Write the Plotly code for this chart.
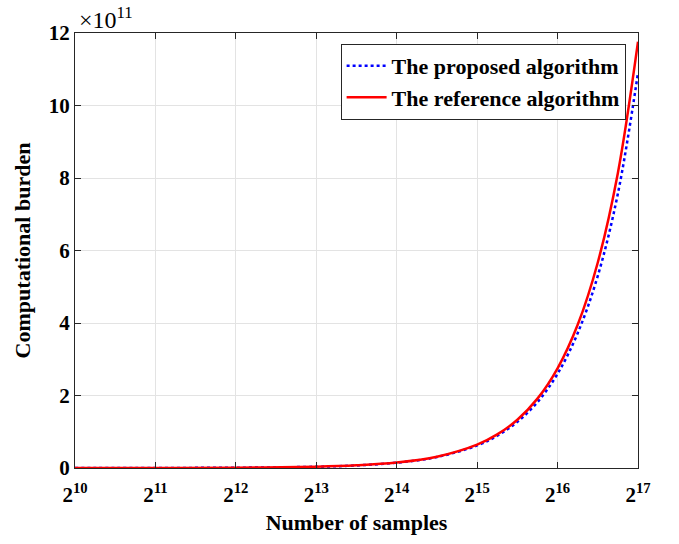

※ ※ ※

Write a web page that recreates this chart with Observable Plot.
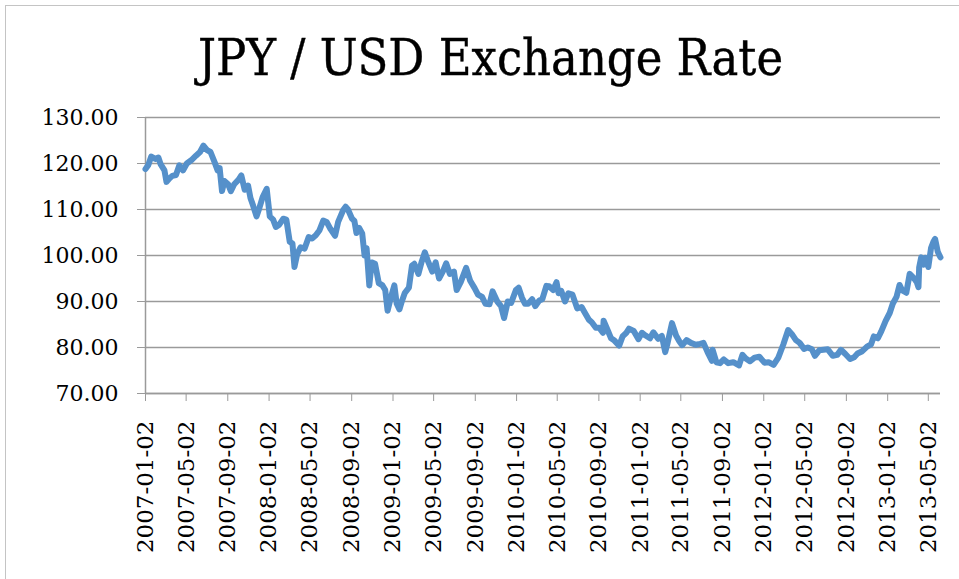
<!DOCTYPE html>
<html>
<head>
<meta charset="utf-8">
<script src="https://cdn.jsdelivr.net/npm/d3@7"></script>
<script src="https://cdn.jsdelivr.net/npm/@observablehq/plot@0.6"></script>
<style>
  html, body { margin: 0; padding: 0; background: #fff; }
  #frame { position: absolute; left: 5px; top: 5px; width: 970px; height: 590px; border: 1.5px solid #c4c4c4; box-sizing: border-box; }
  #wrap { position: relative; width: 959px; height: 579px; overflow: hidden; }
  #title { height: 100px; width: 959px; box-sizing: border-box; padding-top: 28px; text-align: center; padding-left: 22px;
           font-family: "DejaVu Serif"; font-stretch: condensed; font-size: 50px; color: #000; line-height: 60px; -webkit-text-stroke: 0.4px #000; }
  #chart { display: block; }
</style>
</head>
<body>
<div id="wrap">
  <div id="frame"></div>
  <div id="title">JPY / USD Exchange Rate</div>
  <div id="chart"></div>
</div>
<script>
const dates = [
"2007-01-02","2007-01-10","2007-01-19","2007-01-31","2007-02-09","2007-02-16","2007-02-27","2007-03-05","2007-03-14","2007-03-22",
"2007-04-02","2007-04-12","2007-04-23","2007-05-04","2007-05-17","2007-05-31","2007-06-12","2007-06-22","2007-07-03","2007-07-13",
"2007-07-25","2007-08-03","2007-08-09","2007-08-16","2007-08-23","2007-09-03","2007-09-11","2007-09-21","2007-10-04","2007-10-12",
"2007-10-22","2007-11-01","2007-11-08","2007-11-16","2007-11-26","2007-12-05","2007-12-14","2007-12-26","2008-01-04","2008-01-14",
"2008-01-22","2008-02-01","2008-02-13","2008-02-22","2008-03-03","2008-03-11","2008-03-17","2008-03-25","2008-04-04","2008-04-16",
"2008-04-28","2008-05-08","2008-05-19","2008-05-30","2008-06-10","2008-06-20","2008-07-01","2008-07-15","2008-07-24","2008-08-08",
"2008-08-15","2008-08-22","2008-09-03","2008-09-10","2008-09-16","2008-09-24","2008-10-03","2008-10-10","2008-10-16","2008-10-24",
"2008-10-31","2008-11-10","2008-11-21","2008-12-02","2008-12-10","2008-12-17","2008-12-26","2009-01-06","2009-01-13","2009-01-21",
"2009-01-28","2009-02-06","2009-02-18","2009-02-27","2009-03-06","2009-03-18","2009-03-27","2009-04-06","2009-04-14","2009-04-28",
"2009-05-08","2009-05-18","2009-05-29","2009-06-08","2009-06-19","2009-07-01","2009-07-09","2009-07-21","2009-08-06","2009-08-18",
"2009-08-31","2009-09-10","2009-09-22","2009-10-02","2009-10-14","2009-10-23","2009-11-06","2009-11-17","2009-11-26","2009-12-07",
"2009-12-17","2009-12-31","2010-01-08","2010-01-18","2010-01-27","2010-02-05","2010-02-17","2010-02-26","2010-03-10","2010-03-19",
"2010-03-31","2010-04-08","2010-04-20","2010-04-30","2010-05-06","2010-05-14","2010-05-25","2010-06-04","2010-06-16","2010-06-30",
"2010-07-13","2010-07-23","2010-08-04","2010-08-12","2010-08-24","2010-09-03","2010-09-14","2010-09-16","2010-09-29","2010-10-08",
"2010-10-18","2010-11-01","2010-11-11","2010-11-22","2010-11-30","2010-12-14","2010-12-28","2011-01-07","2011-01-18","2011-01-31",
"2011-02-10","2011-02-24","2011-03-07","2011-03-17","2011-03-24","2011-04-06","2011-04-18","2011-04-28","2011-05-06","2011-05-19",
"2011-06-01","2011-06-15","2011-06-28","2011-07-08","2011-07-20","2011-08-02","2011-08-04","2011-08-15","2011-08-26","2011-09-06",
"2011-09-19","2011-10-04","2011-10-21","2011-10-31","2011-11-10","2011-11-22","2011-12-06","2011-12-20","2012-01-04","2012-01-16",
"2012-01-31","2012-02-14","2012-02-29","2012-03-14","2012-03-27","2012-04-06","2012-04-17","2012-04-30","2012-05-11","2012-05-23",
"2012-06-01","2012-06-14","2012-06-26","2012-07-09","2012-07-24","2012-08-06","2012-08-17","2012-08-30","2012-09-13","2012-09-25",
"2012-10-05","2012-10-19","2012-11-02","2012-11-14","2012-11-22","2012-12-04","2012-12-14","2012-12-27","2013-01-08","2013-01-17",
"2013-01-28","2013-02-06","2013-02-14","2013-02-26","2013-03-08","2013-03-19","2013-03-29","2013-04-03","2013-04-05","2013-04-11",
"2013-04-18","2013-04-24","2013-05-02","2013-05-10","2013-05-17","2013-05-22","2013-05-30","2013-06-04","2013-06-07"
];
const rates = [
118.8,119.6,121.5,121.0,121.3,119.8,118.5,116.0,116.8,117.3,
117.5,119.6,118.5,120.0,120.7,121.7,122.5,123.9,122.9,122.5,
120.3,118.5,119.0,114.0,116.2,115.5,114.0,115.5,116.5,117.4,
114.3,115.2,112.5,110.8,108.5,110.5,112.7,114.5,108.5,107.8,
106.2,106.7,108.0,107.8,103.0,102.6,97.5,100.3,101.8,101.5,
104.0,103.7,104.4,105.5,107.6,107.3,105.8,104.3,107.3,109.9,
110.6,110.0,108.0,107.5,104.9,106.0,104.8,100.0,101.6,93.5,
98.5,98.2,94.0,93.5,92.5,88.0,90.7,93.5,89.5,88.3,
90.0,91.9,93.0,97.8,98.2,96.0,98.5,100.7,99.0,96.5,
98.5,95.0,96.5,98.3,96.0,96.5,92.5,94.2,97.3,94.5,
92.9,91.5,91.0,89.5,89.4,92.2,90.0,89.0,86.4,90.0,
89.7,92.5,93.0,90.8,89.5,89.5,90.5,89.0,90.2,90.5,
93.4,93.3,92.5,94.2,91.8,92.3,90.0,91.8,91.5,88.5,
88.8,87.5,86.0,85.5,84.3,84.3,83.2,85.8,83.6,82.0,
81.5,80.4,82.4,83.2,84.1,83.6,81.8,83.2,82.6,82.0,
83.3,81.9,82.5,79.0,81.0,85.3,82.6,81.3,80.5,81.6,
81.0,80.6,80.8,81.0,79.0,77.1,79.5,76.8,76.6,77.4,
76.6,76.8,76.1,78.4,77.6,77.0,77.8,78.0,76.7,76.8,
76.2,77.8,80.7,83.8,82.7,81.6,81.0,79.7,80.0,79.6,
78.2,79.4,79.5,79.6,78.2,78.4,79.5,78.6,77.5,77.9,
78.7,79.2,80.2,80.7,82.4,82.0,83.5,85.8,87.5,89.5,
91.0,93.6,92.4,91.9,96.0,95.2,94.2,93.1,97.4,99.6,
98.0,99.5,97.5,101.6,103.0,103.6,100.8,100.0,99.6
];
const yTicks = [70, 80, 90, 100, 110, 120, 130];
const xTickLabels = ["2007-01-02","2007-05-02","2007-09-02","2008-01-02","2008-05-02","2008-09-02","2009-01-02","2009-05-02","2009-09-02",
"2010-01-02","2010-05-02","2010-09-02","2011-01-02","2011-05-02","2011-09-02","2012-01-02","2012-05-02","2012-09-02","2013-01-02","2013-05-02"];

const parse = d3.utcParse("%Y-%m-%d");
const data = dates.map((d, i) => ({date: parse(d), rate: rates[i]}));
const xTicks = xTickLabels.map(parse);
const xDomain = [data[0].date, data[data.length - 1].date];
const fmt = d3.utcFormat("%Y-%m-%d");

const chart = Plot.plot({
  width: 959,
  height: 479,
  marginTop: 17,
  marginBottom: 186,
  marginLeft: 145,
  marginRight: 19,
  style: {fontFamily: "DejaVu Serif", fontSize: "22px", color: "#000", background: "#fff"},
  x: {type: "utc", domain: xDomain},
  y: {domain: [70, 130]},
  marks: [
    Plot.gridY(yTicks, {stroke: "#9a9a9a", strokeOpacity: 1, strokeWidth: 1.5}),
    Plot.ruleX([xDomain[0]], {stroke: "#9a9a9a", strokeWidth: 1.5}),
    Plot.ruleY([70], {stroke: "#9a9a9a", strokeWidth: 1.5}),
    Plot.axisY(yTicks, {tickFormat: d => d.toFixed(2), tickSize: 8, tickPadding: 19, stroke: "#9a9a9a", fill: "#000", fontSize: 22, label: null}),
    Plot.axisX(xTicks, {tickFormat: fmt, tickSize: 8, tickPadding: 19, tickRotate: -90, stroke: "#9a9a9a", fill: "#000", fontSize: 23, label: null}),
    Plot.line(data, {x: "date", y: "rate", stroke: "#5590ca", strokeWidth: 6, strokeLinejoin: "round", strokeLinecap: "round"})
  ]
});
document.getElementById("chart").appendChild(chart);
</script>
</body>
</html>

※ ※ ※

Pull out all lines of the data with the string "this".

Write the Plotly code for this chart.
Write a web page that recreates this chart with Observable Plot.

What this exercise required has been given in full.